| WORK INSTRUCTIONS |
Leaving out the pictures, retype the lines from the beginning of the listing through the line containing "from matplotlib.ticker import".
=======
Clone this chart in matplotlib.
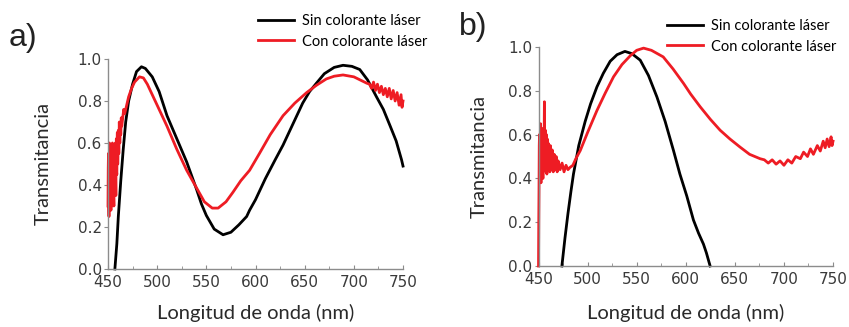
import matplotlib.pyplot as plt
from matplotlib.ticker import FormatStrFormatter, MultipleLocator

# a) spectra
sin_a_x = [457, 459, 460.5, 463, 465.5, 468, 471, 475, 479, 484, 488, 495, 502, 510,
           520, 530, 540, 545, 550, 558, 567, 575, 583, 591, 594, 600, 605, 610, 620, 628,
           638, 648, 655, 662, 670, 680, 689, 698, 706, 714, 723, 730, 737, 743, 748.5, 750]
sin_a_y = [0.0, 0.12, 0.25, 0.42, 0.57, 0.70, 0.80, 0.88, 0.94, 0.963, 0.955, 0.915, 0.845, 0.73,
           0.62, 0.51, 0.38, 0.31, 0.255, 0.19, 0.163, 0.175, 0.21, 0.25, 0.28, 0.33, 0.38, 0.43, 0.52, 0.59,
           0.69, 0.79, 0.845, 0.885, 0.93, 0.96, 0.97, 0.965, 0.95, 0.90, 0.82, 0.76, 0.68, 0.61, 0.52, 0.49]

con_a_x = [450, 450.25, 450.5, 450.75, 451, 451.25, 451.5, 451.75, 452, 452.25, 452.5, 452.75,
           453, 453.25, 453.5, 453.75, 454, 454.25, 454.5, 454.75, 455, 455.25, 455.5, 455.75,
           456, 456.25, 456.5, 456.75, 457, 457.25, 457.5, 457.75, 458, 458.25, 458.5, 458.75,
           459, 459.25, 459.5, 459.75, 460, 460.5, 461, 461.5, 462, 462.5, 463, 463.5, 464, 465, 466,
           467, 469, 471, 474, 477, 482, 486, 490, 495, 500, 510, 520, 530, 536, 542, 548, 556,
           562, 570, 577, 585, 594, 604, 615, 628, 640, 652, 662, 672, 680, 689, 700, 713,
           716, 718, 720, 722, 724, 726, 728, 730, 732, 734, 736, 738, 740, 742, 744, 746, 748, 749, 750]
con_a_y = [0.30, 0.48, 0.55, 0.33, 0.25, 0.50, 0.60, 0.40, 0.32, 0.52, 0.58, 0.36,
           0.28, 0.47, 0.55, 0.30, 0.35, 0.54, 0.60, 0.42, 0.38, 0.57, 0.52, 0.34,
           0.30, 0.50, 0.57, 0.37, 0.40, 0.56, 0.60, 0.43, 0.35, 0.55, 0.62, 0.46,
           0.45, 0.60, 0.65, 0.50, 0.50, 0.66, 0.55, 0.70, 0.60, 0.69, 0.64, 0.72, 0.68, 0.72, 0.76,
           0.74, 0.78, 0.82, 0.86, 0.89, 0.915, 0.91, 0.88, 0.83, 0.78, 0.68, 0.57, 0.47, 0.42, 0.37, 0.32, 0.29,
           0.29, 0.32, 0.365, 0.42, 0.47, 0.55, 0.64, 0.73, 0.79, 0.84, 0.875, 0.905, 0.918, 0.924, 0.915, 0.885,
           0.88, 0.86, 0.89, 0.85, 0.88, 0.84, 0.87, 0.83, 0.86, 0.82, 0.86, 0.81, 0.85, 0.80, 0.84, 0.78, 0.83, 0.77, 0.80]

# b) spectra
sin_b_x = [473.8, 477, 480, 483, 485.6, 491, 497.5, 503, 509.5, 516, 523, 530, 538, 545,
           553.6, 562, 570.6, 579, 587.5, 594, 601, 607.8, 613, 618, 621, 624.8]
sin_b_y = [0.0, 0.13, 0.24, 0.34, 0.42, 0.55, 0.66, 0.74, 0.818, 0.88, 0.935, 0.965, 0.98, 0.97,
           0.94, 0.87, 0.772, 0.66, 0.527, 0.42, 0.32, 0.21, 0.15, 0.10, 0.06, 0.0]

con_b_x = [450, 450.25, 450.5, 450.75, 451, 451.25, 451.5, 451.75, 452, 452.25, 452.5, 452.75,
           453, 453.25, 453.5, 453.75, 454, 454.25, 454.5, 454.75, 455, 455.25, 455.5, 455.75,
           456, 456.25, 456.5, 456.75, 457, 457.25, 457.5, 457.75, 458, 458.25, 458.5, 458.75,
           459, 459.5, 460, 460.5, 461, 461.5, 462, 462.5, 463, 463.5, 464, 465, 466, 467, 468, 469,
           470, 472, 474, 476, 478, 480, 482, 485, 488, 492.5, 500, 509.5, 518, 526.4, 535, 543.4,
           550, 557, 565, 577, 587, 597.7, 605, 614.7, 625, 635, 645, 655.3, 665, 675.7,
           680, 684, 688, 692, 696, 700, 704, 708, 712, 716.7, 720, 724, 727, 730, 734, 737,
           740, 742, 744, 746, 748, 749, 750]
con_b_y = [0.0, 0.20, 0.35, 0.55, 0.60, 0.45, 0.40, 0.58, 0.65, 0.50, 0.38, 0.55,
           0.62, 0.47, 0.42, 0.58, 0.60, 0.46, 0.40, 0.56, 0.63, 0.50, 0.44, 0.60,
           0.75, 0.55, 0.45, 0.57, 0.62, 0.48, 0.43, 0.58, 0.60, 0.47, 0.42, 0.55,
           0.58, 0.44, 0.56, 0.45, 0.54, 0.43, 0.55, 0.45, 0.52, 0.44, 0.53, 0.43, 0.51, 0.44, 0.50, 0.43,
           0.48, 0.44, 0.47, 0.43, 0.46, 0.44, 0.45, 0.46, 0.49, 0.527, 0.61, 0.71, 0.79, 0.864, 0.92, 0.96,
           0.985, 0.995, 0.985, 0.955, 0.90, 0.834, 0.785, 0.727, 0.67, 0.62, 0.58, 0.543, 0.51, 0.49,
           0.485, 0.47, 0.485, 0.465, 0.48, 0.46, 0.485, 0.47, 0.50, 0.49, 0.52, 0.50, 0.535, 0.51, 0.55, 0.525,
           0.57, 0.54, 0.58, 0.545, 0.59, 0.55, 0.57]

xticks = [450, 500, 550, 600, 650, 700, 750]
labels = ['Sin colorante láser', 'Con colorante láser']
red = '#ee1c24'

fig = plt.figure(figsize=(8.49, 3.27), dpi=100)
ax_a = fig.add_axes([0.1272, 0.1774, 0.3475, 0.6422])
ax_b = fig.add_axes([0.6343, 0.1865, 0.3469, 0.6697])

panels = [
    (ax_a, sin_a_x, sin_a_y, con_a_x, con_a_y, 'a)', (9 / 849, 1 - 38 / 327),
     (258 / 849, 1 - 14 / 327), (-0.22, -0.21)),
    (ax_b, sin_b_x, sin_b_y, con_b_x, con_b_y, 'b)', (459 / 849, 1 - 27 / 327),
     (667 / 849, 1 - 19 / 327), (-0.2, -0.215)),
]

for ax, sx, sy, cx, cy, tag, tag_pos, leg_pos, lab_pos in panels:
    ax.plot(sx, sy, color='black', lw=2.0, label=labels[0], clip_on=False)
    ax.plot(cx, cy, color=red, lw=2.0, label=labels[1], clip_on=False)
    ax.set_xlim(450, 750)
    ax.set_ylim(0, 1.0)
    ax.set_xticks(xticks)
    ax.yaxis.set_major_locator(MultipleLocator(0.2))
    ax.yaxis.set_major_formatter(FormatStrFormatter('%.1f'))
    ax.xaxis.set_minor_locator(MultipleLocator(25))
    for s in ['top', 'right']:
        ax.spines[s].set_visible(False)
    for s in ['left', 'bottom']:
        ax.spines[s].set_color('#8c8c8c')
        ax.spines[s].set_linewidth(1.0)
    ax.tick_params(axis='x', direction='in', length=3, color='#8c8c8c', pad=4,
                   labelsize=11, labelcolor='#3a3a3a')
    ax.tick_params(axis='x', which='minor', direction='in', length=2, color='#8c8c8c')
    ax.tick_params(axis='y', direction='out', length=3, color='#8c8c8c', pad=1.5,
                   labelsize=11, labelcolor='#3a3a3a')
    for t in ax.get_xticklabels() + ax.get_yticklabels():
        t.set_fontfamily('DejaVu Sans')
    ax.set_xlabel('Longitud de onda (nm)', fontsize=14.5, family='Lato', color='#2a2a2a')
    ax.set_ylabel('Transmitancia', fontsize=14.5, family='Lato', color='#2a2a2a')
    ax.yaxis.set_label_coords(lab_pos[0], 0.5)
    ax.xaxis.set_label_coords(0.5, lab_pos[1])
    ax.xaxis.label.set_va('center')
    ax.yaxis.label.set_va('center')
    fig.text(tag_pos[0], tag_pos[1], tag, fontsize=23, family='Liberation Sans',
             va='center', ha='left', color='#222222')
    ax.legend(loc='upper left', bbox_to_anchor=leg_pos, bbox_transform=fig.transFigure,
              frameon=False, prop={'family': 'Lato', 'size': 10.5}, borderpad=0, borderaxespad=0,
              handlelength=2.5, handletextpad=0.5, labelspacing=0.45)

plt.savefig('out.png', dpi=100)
=======
| CORRECT ANSWER |
Clone this chart in matplotlib.
import matplotlib.pyplot as plt
from matplotlib.ticker import FormatStrFormatter, MultipleLocator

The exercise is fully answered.